World record attempt falls short | The Triangle

World record attempt falls short

The College of Engineering attempted the world’s largest Rube Goldberg machine in an effort to break a Guinness World Record April 25. The project itself was undertaken by 43 engineering students who have worked on the concept and the machine itself for almost four months.

The event took place in the Bossone Research Enterprise Center and held numerous spectators ranging from students, citizens of Philadelphia and judges who oversaw the run-through of the machine. The event helped kick off the 2014 Philadelphia Science Festival.

Photo Credit: Drexel College of Engineering
Photo Credit: Thao Duong

Unfortunately, the machine ended up falling short, failing to meet the world record but successfully completed its run with human assistance.

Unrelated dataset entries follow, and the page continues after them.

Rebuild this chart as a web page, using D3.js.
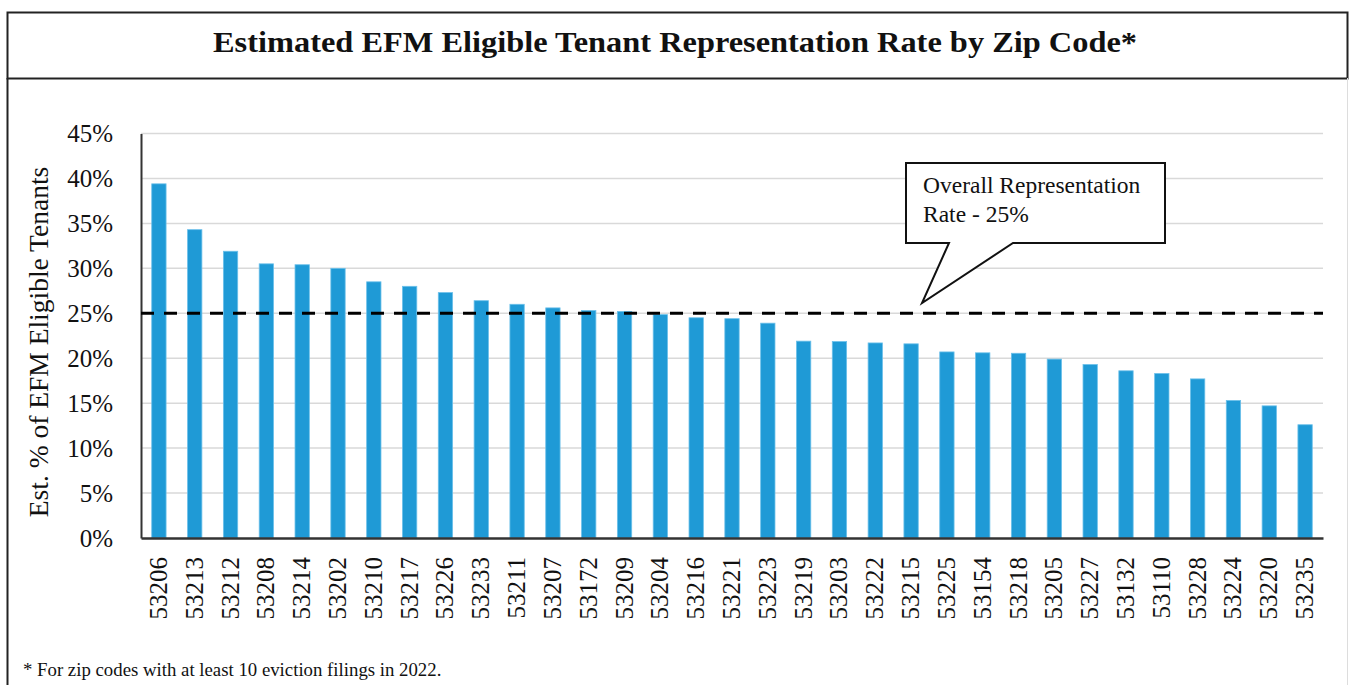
<!DOCTYPE html>
<html>
<head>
<meta charset="utf-8">
<script src="https://cdn.jsdelivr.net/npm/d3@7"></script>
<style>
	html, body { margin: 0; padding: 0; background: #fff; }
	svg { display: block; }
	svg text { font-family: "Liberation Serif", "DejaVu Serif", serif; }
</style>
</head>
<body>
<svg id="chart" width="1349" height="685"></svg>
<script>
// zip codes, sorted the way the chart shows them
var zips = ["53206", "53213", "53212", "53208", "53214", "53202", "53210", "53217", "53226", "53233",
	"53211", "53207", "53172", "53209", "53204", "53216", "53221", "53223", "53219", "53203",
	"53222", "53215", "53225", "53154", "53218", "53205", "53227", "53132", "53110", "53228",
	"53224", "53220", "53235"];

// estimated % of EFM eligible tenants represented
var rates = [39.4, 34.3, 31.9, 30.5, 30.4, 30.0, 28.5, 28.0, 27.3, 26.4,
	26.0, 25.6, 25.3, 25.2, 24.85, 24.5, 24.4, 23.9, 21.9, 21.85,
	21.7, 21.6, 20.7, 20.6, 20.55, 19.9, 19.3, 18.6, 18.3, 17.7,
	15.3, 14.7, 12.6];

var yTicks = [0, 5, 10, 15, 20, 25, 30, 35, 40, 45];
var overallRate = 25;

var serif = "'Liberation Serif', 'DejaVu Serif', serif";

var data = zips.map(function(z, i) {
	return { zip: z, rate: rates[i] };
});

var svg = d3.select("#chart");

var margin = { left: 141, right: 26, top: 133.5, bottom: 147 };
var width = 1349 - margin.left - margin.right;
var height = 685 - margin.top - margin.bottom;

// frame and title box
svg.append("rect")
	.attr("x", 7.5).attr("y", 12.5)
	.attr("width", 1340).attr("height", 66)
	.attr("fill", "none")
	.attr("stroke", "#222")
	.attr("stroke-width", 2);

svg.append("line")
	.attr("x1", 7.5).attr("x2", 7.5)
	.attr("y1", 78).attr("y2", 685)
	.attr("stroke", "#222")
	.attr("stroke-width", 2);

svg.append("line")
	.attr("x1", 1347.5).attr("x2", 1347.5)
	.attr("y1", 78).attr("y2", 685)
	.attr("stroke", "#ddd")
	.attr("stroke-width", 1);

svg.append("text")
	.attr("x", 675)
	.attr("y", 52)
	.attr("text-anchor", "middle")
	.attr("font-size", 30)
	.attr("font-weight", "bold")
	.attr("textLength", 924)
	.attr("lengthAdjust", "spacingAndGlyphs")
	.attr("fill", "#111")
	.text("Estimated EFM Eligible Tenant Representation Rate by Zip Code*");

var g = svg.append("g")
	.attr("transform", "translate(" + margin.left + "," + margin.top + ")");

var x = d3.scaleBand()
	.domain(zips)
	.range([0, width])
	.paddingInner(0.6)
	.paddingOuter(0.3);

var y = d3.scaleLinear()
	.domain([0, 45])
	.range([height, 0]);

// gridlines
g.append("g")
	.attr("class", "grid")
	.selectAll("line")
	.data(yTicks.filter((t) => t > 0))
	.enter()
	.append("line")
	.attr("x1", 0)
	.attr("x2", width)
	.attr("y1", (d) => y(d))
	.attr("y2", (d) => y(d))
	.attr("stroke", "#d9d9d9")
	.attr("stroke-width", 1.5);

// bars
g.append("g")
	.attr("class", "bars")
	.selectAll("rect")
	.data(data)
	.enter()
	.append("rect")
	.attr("x", (d) => x(d.zip))
	.attr("y", (d) => y(d.rate))
	.attr("width", x.bandwidth())
	.attr("height", (d) => height - y(d.rate))
	.attr("fill", "#1f9ad6")
	.attr("stroke", "#6cc0ea")
	.attr("stroke-width", 0.8);

// y axis
var yAxis = g.append("g")
	.call(d3.axisLeft(y)
		.tickValues(yTicks)
		.tickSize(0)
		.tickPadding(28)
		.tickFormat((d) => d + "%"))
	.attr("font-family", serif)
	.attr("font-size", 25);

yAxis.select(".domain")
	.attr("stroke", "#333")
	.attr("stroke-width", 2);

yAxis.selectAll("text")
	.style("font-family", serif)
	.style("font-size", "25px")
	.attr("fill", "#111");

// x axis
var xAxis = g.append("g")
	.attr("transform", "translate(0," + height + ")")
	.call(d3.axisBottom(x).tickSize(0).tickPadding(0))
	.attr("font-family", serif)
	.attr("font-size", 25);

xAxis.select(".domain")
	.attr("stroke", "#333")
	.attr("stroke-width", 2.5);

xAxis.selectAll("text")
	.style("font-family", serif)
	.style("font-size", "25px")
	.attr("fill", "#111")
	.attr("text-anchor", "end")
	.attr("dy", null)
	.attr("transform", "translate(8,19) rotate(-90)");

// overall rate line
g.append("line")
	.attr("x1", 0)
	.attr("x2", width)
	.attr("y1", y(overallRate))
	.attr("y2", y(overallRate))
	.attr("stroke", "#000")
	.attr("stroke-width", 3)
	.attr("stroke-dasharray", "13,10");

// callout
var box = { x: 906, y: 163, w: 259, h: 80 };
var tipX = 922, tipY = 303;
var calloutPath = [
	[box.x, box.y], [box.x + box.w, box.y], [box.x + box.w, box.y + box.h],
	[1013, box.y + box.h], [tipX, tipY], [949, box.y + box.h], [box.x, box.y + box.h]
];

svg.append("path")
	.attr("d", d3.line()(calloutPath) + "Z")
	.attr("fill", "#fff")
	.attr("stroke", "#111")
	.attr("stroke-width", 2);

svg.append("text")
	.attr("x", 923)
	.attr("y", 193)
	.attr("font-size", 23.5)
	.attr("fill", "#111")
	.text("Overall Representation");

svg.append("text")
	.attr("x", 923)
	.attr("y", 222)
	.attr("font-size", 23.5)
	.attr("fill", "#111")
	.text("Rate - 25%");

// axis title
svg.append("text")
	.attr("transform", "translate(48,342) rotate(-90)")
	.attr("text-anchor", "middle")
	.attr("font-size", 27.5)
	.attr("fill", "#111")
	.text("Est. % of EFM Eligible Tenants");

// footnote
svg.append("text")
	.attr("x", 23)
	.attr("y", 676)
	.attr("font-size", 18.8)
	.attr("fill", "#111")
	.text("* For zip codes with at least 10 eviction filings in 2022.");
</script>
</body>
</html>
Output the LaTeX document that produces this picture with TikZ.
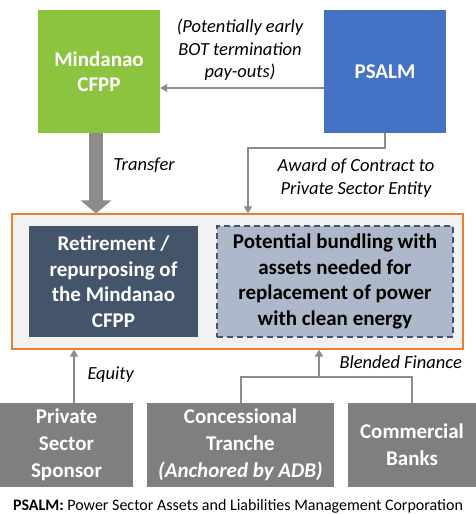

The project of creating the largest Rube Goldberg machine was commandeered by freshmen engineering students in the Engineering Learning Community. The Guinness World Record of having the largest functional Rube Goldberg machine is currently held by Purdue University. Drexel’s team sought to break that record and created a project that will change the future of Drexel’s College of Engineering. It consisted of more than 350 movements and spanned half the length of a basketball court.

“It’s the first year that this was ever done and that alone is ground breaking,” academic adviser Rosie Kelly said. “They worked so hard, between classes and then working on this afterward, they all practically live together.”

The device was executed after all the preparations were made by the engineering team and all the speakers had presented at the event. After hitting the starting piece of the device, exclamations and shouts of disappointment arose after failing to continue in the first few minutes.

“We were all really nervous and running on few hours of sleep,” freshman engineering major Taryn Francischetti said after the event finished. “The part our group was responsible for ran smoothly so while overall it didn’t work, all the hard work we put into it paid off. We still felt really happy.”

The 43 students were broken up into separate groups all with their own part of the sequence of devices that were used to raise the flag.

“The fastest and best way we decided to do this was compartmentalize all of the parts into different groups,” Francischetti said on the day of the event. “We actually never had the whole thing together and ran it until early this morning.”

The machine, aptly named Rube Goldberg after the famous cartoonist who drew elaborate machines performing simple tasks, was designed using various physics methods and equations in order to create a chain reaction. The end goal results in a completion of a simple task, in the case of the ELC’s machine, raising a Philadelphia Science Festival flag.

“They’ve really risen to this with so much energy,” academic adviser Emily Bogunovich said. “They’ve rolled with the punches, taking on each problem as it came. Even after changing locations less than a week ago, they set up everything really fast.”

The location of the function was originally set to be in the Armory but was moved to Bossone on short notice.

The design of the machine itself was created by all the students within the ELC who all attend the same Engineering 101 to 103 classes. The group used a program called SketchUp, software that is used for various applications ranging from architecture and engineering to video games.  After designs were made for each part of the machine, students began constructing the parts inside of the Armory.

“We really loved the entire thing,” Kerry Milligan, freshman engineering major and another member of the team, said. “We were all running on fumes and were getting on each other’s nerves toward the end. You know, classic group work. But it was still extremely satisfying.”

The Rube Goldberg project was a trailblazing effort from the College of Engineering, something that hasn’t been done in the entirety of Drexel’s history. While it did fail, the results yielded positive reviews from the administration and students both.

Drexel and the College of Engineering are in the process of deciding whether or not to continue attempting to break the record each year and make the project a team building exercise for future members of the ELC.